Task goal = Set the listing down again exactly, please, apart from its pictures.

[start]

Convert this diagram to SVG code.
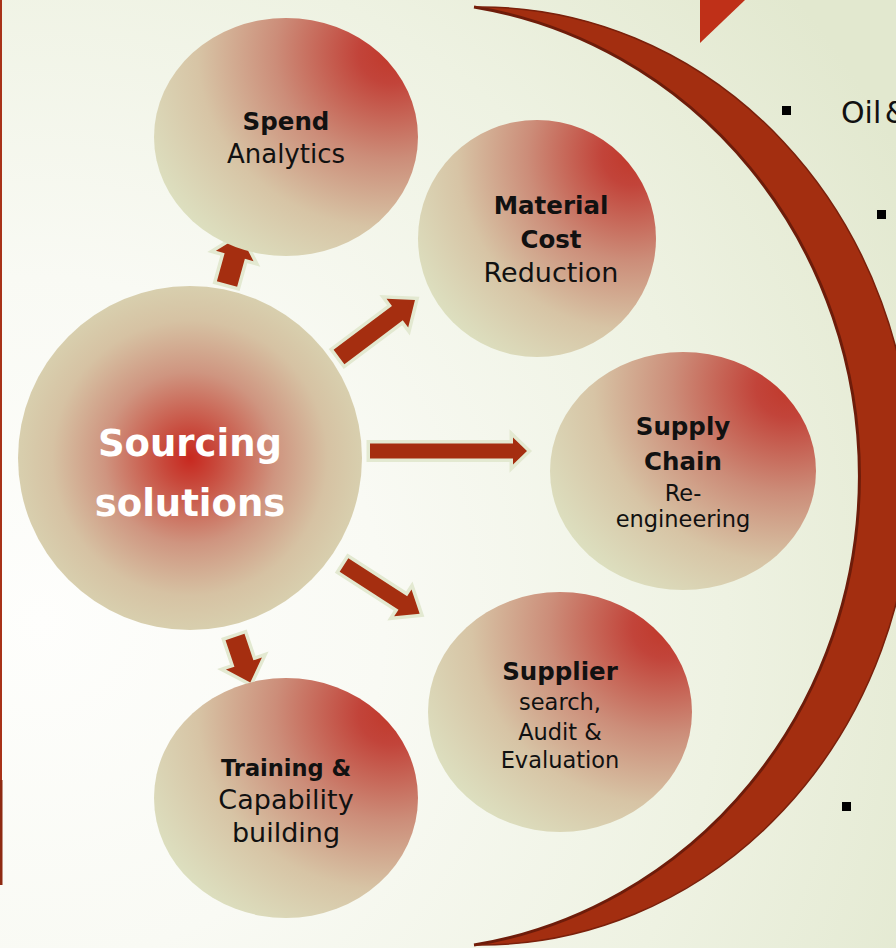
<svg xmlns="http://www.w3.org/2000/svg" width="896" height="948" viewBox="0 0 896 948">
<defs>
<radialGradient id="bg" cx="40" cy="620" r="980" gradientUnits="userSpaceOnUse">
<stop offset="0" stop-color="#fefefc"/>
<stop offset="0.35" stop-color="#f9faf4"/>
<stop offset="0.7" stop-color="#eef2e2"/>
<stop offset="1" stop-color="#e2e8cf"/>
</radialGradient>
<radialGradient id="small" cx="0.9" cy="0.15" r="1.05" fx="0.9" fy="0.15">
<stop offset="0" stop-color="#c0392b"/>
<stop offset="0.12" stop-color="#c2443a"/>
<stop offset="0.42" stop-color="#cc8d79"/>
<stop offset="0.7" stop-color="#d7c4a5"/>
<stop offset="1" stop-color="#dde1c1"/>
</radialGradient>
<radialGradient id="big" cx="0.5" cy="0.5" r="0.5">
<stop offset="0" stop-color="#c8281f"/>
<stop offset="0.15" stop-color="#c8473a"/>
<stop offset="0.5" stop-color="#cf9580"/>
<stop offset="0.8" stop-color="#d6c2a3"/>
<stop offset="1" stop-color="#d8cfae"/>
</radialGradient>
</defs>
<style>
.node{fill:url(#small)}
.t{font-family:"DejaVu Sans",sans-serif;fill:#111;text-anchor:middle}
.b{font-weight:bold;font-size:24.5px}
.r{font-size:27px}
.s{font-size:22.5px}
.arrow{fill:#a52e10;stroke:#e3e9d1;stroke-width:7;stroke-linejoin:miter;paint-order:stroke}
.bul{fill:#000}
</style>
<rect width="896" height="948" fill="url(#bg)"/>
<rect x="0" y="0" width="2" height="780" fill="#a83218"/>
<rect x="0" y="780" width="2.5" height="105" fill="#8e2a12"/>
<polygon points="700,0 745,0 700,43" fill="#bf3018"/>
<g id="crescent">
<path d="M474,7 A432 469.05 0 1 1 474,945 A458 475 0 0 0 474,7 Z" fill="#a32e10"/>
<path d="M474,945 A458 475 0 0 0 474,7" fill="none" stroke="#6e1c0a" stroke-width="3"/>
<path d="M474,7 A432 469.05 0 1 1 474,945" fill="none" stroke="#7a200b" stroke-width="1.5"/>
</g>
<g id="bullets">
<rect class="bul" x="782" y="106" width="9" height="9"/>
<rect class="bul" x="877" y="210" width="9" height="9"/>
<rect class="bul" x="842" y="802" width="9" height="9"/>
<text x="841" y="123" font-family="DejaVu Sans, sans-serif" font-size="30" word-spacing="-6" fill="#111">Oil &amp;</text>
</g>
<g id="connectors">
<path class="arrow" transform="translate(227,284) rotate(-74.5)" d="M0,-10.5 L29,-10.5 L29,-19.5 L50,0 L29,19.5 L29,10.5 L0,10.5 Z"/>
<path class="arrow" transform="translate(339,357) rotate(-36.9)" d="M0,-9 L73,-9 L73,-18 L95,0 L73,18 L73,9 L0,9 Z"/>
<path class="arrow" transform="translate(370,451)" d="M0,-7.5 L143,-7.5 L143,-13.5 L157,0 L143,13.5 L143,7.5 L0,7.5 Z"/>
<path class="arrow" transform="translate(344,565) rotate(32.8)" d="M0,-8 L70,-8 L70,-16 L90,0 L70,16 L70,8 L0,8 Z"/>
<path class="arrow" transform="translate(235,637) rotate(71.4)" d="M0,-10 L28,-10 L28,-19 L48,0 L28,19 L28,10 L0,10 Z"/>
</g>
<g id="spend">
<ellipse class="node" cx="286" cy="137" rx="132" ry="119"/>
<text class="t b" x="286" y="130">Spend</text>
<text class="t r" x="286" y="163" style="font-size:26px">Analytics</text>
</g>
<g id="material">
<ellipse class="node" cx="537" cy="238.5" rx="119" ry="118.5"/>
<text class="t b" x="551" y="214">Material</text>
<text class="t b" x="551" y="248">Cost</text>
<text class="t r" x="551" y="282">Reduction</text>
</g>
<g id="supply">
<ellipse class="node" cx="683" cy="471" rx="133" ry="119"/>
<text class="t b" x="683" y="435">Supply</text>
<text class="t b" x="683" y="470">Chain</text>
<text class="t s" x="683" y="501">Re-</text>
<text class="t s" x="683" y="527">engineering</text>
</g>
<g id="supplier">
<ellipse class="node" cx="560" cy="712" rx="132" ry="120"/>
<text class="t b" x="560" y="680">Supplier</text>
<text class="t s" x="560" y="710">search,</text>
<text class="t s" x="560" y="740">Audit &amp;</text>
<text class="t s" x="560" y="768">Evaluation</text>
</g>
<g id="training">
<ellipse class="node" cx="286" cy="798" rx="132" ry="120"/>
<text class="t b" x="286" y="776" style="font-size:22.5px">Training &amp;</text>
<text class="t r" x="286" y="809">Capability</text>
<text class="t r" x="286" y="842">building</text>
</g>
<g id="sourcing">
<circle cx="190" cy="458" r="172" fill="url(#big)"/>
<text x="190" y="456" font-family="DejaVu Sans, sans-serif" font-weight="bold" font-size="37" fill="#fff" text-anchor="middle">Sourcing</text>
<text x="190" y="516" font-family="DejaVu Sans, sans-serif" font-weight="bold" font-size="37" fill="#fff" text-anchor="middle">solutions</text>
</g>
</svg>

[end]

Answer in full =
Convert this diagram to SVG code.
<svg xmlns="http://www.w3.org/2000/svg" width="896" height="948" viewBox="0 0 896 948">
<defs>
<radialGradient id="bg" cx="40" cy="620" r="980" gradientUnits="userSpaceOnUse">
<stop offset="0" stop-color="#fefefc"/>
<stop offset="0.35" stop-color="#f9faf4"/>
<stop offset="0.7" stop-color="#eef2e2"/>
<stop offset="1" stop-color="#e2e8cf"/>
</radialGradient>
<radialGradient id="small" cx="0.9" cy="0.15" r="1.05" fx="0.9" fy="0.15">
<stop offset="0" stop-color="#c0392b"/>
<stop offset="0.12" stop-color="#c2443a"/>
<stop offset="0.42" stop-color="#cc8d79"/>
<stop offset="0.7" stop-color="#d7c4a5"/>
<stop offset="1" stop-color="#dde1c1"/>
</radialGradient>
<radialGradient id="big" cx="0.5" cy="0.5" r="0.5">
<stop offset="0" stop-color="#c8281f"/>
<stop offset="0.15" stop-color="#c8473a"/>
<stop offset="0.5" stop-color="#cf9580"/>
<stop offset="0.8" stop-color="#d6c2a3"/>
<stop offset="1" stop-color="#d8cfae"/>
</radialGradient>
</defs>
<style>
.node{fill:url(#small)}
.t{font-family:"DejaVu Sans",sans-serif;fill:#111;text-anchor:middle}
.b{font-weight:bold;font-size:24.5px}
.r{font-size:27px}
.s{font-size:22.5px}
.arrow{fill:#a52e10;stroke:#e3e9d1;stroke-width:7;stroke-linejoin:miter;paint-order:stroke}
.bul{fill:#000}
</style>
<rect width="896" height="948" fill="url(#bg)"/>
<rect x="0" y="0" width="2" height="780" fill="#a83218"/>
<rect x="0" y="780" width="2.5" height="105" fill="#8e2a12"/>
<polygon points="700,0 745,0 700,43" fill="#bf3018"/>
<g id="crescent">
<path d="M474,7 A432 469.05 0 1 1 474,945 A458 475 0 0 0 474,7 Z" fill="#a32e10"/>
<path d="M474,945 A458 475 0 0 0 474,7" fill="none" stroke="#6e1c0a" stroke-width="3"/>
<path d="M474,7 A432 469.05 0 1 1 474,945" fill="none" stroke="#7a200b" stroke-width="1.5"/>
</g>
<g id="bullets">
<rect class="bul" x="782" y="106" width="9" height="9"/>
<rect class="bul" x="877" y="210" width="9" height="9"/>
<rect class="bul" x="842" y="802" width="9" height="9"/>
<text x="841" y="123" font-family="DejaVu Sans, sans-serif" font-size="30" word-spacing="-6" fill="#111">Oil &amp;</text>
</g>
<g id="connectors">
<path class="arrow" transform="translate(227,284) rotate(-74.5)" d="M0,-10.5 L29,-10.5 L29,-19.5 L50,0 L29,19.5 L29,10.5 L0,10.5 Z"/>
<path class="arrow" transform="translate(339,357) rotate(-36.9)" d="M0,-9 L73,-9 L73,-18 L95,0 L73,18 L73,9 L0,9 Z"/>
<path class="arrow" transform="translate(370,451)" d="M0,-7.5 L143,-7.5 L143,-13.5 L157,0 L143,13.5 L143,7.5 L0,7.5 Z"/>
<path class="arrow" transform="translate(344,565) rotate(32.8)" d="M0,-8 L70,-8 L70,-16 L90,0 L70,16 L70,8 L0,8 Z"/>
<path class="arrow" transform="translate(235,637) rotate(71.4)" d="M0,-10 L28,-10 L28,-19 L48,0 L28,19 L28,10 L0,10 Z"/>
</g>
<g id="spend">
<ellipse class="node" cx="286" cy="137" rx="132" ry="119"/>
<text class="t b" x="286" y="130">Spend</text>
<text class="t r" x="286" y="163" style="font-size:26px">Analytics</text>
</g>
<g id="material">
<ellipse class="node" cx="537" cy="238.5" rx="119" ry="118.5"/>
<text class="t b" x="551" y="214">Material</text>
<text class="t b" x="551" y="248">Cost</text>
<text class="t r" x="551" y="282">Reduction</text>
</g>
<g id="supply">
<ellipse class="node" cx="683" cy="471" rx="133" ry="119"/>
<text class="t b" x="683" y="435">Supply</text>
<text class="t b" x="683" y="470">Chain</text>
<text class="t s" x="683" y="501">Re-</text>
<text class="t s" x="683" y="527">engineering</text>
</g>
<g id="supplier">
<ellipse class="node" cx="560" cy="712" rx="132" ry="120"/>
<text class="t b" x="560" y="680">Supplier</text>
<text class="t s" x="560" y="710">search,</text>
<text class="t s" x="560" y="740">Audit &amp;</text>
<text class="t s" x="560" y="768">Evaluation</text>
</g>
<g id="training">
<ellipse class="node" cx="286" cy="798" rx="132" ry="120"/>
<text class="t b" x="286" y="776" style="font-size:22.5px">Training &amp;</text>
<text class="t r" x="286" y="809">Capability</text>
<text class="t r" x="286" y="842">building</text>
</g>
<g id="sourcing">
<circle cx="190" cy="458" r="172" fill="url(#big)"/>
<text x="190" y="456" font-family="DejaVu Sans, sans-serif" font-weight="bold" font-size="37" fill="#fff" text-anchor="middle">Sourcing</text>
<text x="190" y="516" font-family="DejaVu Sans, sans-serif" font-weight="bold" font-size="37" fill="#fff" text-anchor="middle">solutions</text>
</g>
</svg>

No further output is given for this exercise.